● **GIVEN EXERCISE**:
The required output is the exact run of lines from the line containing "Convert this chart to matplotlib code." to the line containing "ax = fig.add_axes([147", inclusive, and nothing besides.

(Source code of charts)
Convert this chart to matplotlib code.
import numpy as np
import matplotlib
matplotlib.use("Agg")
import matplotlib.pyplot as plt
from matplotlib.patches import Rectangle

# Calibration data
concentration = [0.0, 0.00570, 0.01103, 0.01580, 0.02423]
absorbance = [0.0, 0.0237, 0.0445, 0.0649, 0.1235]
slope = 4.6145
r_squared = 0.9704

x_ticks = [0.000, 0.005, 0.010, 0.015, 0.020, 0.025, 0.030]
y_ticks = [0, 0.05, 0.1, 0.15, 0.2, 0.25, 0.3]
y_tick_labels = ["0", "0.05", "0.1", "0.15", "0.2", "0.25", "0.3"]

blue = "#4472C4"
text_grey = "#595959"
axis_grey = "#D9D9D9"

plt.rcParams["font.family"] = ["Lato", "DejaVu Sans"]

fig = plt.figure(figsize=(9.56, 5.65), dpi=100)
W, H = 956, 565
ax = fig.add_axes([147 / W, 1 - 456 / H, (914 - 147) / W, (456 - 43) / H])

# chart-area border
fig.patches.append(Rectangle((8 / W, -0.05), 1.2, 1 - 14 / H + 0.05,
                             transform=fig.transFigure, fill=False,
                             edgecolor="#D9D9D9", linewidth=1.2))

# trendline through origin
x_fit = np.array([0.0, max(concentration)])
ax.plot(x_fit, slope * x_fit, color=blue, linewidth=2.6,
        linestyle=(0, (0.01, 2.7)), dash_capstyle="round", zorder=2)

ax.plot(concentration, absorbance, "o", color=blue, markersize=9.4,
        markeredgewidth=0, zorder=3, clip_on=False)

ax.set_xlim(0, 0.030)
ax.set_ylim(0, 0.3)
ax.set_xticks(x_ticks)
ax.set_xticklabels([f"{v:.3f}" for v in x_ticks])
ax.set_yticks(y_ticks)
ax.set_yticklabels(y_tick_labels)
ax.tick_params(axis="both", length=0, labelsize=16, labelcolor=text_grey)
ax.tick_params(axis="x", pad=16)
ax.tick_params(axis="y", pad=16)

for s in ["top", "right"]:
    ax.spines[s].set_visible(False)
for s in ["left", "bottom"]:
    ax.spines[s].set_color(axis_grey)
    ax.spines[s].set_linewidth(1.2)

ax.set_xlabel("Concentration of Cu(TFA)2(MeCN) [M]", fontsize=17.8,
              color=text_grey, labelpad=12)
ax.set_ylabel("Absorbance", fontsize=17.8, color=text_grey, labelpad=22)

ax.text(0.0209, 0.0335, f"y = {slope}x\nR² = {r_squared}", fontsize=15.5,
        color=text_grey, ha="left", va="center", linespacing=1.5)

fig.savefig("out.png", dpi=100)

* * *

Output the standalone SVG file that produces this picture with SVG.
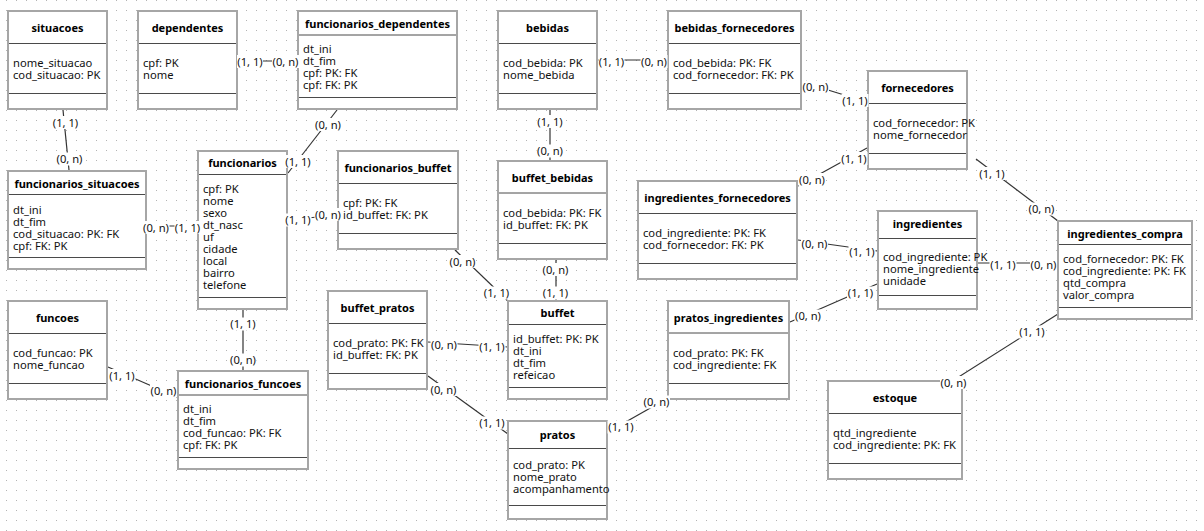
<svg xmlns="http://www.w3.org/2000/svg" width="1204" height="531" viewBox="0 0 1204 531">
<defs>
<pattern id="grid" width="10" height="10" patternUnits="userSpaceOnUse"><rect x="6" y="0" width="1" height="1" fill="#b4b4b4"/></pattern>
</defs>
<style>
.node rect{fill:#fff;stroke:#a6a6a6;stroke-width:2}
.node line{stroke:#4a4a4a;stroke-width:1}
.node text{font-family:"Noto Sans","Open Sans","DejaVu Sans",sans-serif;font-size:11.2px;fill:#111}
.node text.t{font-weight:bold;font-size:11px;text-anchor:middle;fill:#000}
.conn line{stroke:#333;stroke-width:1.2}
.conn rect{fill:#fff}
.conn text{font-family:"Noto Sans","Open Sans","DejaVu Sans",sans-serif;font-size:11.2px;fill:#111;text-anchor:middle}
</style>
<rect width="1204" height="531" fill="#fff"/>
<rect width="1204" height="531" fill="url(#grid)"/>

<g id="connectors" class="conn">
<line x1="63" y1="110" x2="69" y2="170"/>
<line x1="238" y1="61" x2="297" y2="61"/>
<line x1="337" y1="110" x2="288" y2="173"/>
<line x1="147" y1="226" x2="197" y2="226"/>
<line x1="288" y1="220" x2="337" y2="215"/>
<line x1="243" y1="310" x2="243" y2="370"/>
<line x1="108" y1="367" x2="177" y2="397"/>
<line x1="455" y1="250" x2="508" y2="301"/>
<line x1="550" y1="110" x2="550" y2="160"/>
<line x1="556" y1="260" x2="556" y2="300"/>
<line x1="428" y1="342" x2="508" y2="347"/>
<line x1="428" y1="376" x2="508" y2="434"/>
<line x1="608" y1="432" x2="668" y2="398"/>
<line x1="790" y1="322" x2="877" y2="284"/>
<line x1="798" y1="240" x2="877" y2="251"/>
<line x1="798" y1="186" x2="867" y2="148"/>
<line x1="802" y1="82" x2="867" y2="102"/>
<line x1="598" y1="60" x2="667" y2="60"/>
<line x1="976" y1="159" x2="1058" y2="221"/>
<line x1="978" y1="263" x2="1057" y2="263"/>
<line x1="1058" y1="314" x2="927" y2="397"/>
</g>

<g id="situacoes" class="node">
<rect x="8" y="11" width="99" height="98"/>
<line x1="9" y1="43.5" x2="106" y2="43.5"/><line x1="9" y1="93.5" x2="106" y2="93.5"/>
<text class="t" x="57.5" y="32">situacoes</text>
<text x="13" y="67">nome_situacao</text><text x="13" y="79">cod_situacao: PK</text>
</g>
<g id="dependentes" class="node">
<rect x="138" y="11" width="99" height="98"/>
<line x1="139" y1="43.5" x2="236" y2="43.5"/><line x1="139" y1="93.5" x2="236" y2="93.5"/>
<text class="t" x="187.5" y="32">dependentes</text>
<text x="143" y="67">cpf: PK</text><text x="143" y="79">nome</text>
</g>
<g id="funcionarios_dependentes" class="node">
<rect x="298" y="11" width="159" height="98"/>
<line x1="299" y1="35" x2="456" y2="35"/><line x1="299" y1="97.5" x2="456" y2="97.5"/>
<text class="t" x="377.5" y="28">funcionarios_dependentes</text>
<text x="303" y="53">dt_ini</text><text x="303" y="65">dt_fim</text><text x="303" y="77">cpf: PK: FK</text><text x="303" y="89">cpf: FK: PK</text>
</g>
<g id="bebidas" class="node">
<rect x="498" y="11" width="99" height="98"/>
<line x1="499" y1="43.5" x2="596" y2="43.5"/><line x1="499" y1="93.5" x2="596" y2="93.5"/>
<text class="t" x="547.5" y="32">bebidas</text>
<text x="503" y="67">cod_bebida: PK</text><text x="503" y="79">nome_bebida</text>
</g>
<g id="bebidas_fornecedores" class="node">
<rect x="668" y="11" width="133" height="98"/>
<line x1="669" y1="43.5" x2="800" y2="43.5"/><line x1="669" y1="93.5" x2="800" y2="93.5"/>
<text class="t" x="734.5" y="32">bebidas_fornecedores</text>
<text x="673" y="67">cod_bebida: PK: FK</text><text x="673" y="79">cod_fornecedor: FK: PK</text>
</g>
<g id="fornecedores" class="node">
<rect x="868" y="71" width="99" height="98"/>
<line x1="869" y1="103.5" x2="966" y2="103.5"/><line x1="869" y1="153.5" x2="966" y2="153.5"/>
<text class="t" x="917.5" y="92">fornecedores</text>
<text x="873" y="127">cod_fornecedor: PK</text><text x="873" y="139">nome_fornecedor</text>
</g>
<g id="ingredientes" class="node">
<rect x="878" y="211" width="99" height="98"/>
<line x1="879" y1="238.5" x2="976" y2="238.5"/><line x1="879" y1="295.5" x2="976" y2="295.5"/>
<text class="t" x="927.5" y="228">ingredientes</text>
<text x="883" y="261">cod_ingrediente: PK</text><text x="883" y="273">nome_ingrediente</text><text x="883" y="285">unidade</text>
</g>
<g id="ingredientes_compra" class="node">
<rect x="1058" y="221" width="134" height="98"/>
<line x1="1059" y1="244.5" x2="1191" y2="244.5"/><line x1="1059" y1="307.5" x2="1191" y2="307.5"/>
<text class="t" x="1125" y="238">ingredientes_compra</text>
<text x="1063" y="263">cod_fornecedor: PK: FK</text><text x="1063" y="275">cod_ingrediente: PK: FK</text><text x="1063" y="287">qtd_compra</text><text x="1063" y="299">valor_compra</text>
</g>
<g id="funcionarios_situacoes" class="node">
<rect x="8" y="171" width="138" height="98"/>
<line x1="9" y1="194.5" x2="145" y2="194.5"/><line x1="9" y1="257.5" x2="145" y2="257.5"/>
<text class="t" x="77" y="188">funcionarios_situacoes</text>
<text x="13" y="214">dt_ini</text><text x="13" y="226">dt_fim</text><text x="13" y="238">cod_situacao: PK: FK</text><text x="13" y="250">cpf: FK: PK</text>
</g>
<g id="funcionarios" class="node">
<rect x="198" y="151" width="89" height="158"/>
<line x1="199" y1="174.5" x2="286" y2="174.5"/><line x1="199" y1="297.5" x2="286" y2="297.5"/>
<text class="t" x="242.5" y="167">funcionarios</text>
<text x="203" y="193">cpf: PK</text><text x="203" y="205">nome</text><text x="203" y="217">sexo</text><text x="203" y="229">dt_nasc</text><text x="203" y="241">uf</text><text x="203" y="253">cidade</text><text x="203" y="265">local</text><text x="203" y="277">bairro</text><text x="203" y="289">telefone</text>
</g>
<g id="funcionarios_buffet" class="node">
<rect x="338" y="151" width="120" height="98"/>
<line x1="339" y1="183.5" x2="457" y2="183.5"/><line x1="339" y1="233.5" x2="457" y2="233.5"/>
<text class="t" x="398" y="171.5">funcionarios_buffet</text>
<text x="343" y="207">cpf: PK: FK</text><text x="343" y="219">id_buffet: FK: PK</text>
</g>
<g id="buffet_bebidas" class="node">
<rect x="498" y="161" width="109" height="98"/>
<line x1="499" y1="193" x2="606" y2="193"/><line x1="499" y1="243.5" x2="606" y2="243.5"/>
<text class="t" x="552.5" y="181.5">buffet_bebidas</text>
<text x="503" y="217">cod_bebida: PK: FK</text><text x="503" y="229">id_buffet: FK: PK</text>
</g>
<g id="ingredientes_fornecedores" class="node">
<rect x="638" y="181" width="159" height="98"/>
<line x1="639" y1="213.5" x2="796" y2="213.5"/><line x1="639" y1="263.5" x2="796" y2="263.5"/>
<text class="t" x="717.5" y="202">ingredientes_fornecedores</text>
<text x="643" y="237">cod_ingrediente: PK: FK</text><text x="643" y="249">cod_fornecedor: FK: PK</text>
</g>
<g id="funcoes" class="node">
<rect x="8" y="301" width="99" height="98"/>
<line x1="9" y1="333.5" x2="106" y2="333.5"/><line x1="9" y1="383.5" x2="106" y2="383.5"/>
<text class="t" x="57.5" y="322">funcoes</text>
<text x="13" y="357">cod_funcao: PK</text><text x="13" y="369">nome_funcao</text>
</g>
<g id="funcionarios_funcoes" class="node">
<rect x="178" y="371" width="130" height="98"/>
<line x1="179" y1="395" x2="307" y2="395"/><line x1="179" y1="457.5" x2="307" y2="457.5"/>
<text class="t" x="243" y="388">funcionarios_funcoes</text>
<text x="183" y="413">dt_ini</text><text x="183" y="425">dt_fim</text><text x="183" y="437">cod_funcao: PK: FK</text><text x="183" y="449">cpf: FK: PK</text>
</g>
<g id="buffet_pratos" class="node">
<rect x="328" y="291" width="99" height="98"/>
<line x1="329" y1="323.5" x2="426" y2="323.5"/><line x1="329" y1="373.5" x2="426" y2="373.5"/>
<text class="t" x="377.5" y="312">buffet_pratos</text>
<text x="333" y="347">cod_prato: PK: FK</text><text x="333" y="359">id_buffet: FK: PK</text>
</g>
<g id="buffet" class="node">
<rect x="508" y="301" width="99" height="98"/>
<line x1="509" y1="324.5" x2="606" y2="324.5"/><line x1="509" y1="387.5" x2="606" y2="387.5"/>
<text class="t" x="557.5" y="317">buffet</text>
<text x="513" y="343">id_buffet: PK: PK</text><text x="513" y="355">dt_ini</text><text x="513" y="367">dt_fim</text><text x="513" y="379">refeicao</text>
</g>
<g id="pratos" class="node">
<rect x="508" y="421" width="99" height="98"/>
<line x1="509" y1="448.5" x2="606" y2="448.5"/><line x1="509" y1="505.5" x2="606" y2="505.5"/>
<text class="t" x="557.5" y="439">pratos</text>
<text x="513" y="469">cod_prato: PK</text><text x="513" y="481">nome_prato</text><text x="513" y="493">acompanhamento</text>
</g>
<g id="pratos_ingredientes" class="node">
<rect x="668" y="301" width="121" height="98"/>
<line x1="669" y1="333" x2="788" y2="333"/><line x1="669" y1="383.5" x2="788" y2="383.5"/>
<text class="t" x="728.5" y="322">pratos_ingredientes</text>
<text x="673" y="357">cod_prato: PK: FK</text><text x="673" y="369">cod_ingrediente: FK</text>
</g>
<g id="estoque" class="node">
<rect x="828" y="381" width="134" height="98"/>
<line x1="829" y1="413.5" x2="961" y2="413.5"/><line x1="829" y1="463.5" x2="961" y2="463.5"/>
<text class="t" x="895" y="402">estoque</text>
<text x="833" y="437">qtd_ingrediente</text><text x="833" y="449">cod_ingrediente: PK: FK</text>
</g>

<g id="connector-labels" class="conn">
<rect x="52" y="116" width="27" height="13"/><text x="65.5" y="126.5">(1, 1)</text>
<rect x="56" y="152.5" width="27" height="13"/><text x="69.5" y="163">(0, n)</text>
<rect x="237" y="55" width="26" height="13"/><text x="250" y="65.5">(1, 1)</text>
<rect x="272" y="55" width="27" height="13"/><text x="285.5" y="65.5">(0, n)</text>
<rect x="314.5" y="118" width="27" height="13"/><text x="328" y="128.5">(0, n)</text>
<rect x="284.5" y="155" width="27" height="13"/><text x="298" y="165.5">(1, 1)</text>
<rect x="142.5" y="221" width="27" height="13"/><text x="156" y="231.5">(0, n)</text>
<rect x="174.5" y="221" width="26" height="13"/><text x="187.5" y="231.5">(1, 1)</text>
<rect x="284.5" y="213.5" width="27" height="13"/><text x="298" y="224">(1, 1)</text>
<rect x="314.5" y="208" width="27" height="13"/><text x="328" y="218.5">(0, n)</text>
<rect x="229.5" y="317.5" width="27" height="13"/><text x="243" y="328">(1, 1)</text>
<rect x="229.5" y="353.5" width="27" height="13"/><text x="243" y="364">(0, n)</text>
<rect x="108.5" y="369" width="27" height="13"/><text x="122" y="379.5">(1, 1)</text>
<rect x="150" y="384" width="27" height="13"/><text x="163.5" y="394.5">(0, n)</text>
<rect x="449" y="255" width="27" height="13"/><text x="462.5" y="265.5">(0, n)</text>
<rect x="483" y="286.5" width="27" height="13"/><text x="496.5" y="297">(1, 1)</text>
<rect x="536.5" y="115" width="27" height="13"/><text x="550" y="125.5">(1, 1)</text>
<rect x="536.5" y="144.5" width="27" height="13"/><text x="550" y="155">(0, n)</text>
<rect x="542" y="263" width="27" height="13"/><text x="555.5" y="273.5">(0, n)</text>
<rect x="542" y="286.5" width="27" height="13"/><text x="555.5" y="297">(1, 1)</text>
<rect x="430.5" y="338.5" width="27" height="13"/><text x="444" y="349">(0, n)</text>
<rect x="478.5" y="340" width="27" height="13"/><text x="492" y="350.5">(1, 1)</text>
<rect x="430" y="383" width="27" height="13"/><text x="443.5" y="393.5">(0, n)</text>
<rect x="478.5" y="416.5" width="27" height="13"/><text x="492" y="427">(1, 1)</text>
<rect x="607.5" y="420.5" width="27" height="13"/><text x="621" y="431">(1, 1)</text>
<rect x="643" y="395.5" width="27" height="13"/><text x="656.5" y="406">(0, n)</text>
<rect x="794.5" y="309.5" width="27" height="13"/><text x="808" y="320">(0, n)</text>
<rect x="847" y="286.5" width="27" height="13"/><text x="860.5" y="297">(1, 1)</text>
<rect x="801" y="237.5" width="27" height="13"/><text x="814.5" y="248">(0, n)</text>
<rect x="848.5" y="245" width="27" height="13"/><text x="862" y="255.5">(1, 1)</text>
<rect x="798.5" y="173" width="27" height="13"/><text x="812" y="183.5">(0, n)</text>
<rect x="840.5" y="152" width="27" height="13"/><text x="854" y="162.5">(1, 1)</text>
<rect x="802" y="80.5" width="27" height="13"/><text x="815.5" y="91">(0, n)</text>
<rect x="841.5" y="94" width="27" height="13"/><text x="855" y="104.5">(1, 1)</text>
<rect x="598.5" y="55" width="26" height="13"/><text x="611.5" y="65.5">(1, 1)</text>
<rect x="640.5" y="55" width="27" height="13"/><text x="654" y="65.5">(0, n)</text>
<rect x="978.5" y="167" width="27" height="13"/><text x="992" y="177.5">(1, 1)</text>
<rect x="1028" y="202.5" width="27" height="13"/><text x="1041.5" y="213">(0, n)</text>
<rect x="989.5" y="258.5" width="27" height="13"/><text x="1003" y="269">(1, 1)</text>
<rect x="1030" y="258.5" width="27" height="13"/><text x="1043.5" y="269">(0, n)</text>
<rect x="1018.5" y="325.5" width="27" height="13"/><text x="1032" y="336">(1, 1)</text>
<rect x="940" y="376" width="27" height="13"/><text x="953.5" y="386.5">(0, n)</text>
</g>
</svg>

● **FINAL ANSWER**:
Convert this chart to matplotlib code.
import numpy as np
import matplotlib
matplotlib.use("Agg")
import matplotlib.pyplot as plt
from matplotlib.patches import Rectangle

# Calibration data
concentration = [0.0, 0.00570, 0.01103, 0.01580, 0.02423]
absorbance = [0.0, 0.0237, 0.0445, 0.0649, 0.1235]
slope = 4.6145
r_squared = 0.9704

x_ticks = [0.000, 0.005, 0.010, 0.015, 0.020, 0.025, 0.030]
y_ticks = [0, 0.05, 0.1, 0.15, 0.2, 0.25, 0.3]
y_tick_labels = ["0", "0.05", "0.1", "0.15", "0.2", "0.25", "0.3"]

blue = "#4472C4"
text_grey = "#595959"
axis_grey = "#D9D9D9"

plt.rcParams["font.family"] = ["Lato", "DejaVu Sans"]

fig = plt.figure(figsize=(9.56, 5.65), dpi=100)
W, H = 956, 565
ax = fig.add_axes([147 / W, 1 - 456 / H, (914 - 147) / W, (456 - 43) / H])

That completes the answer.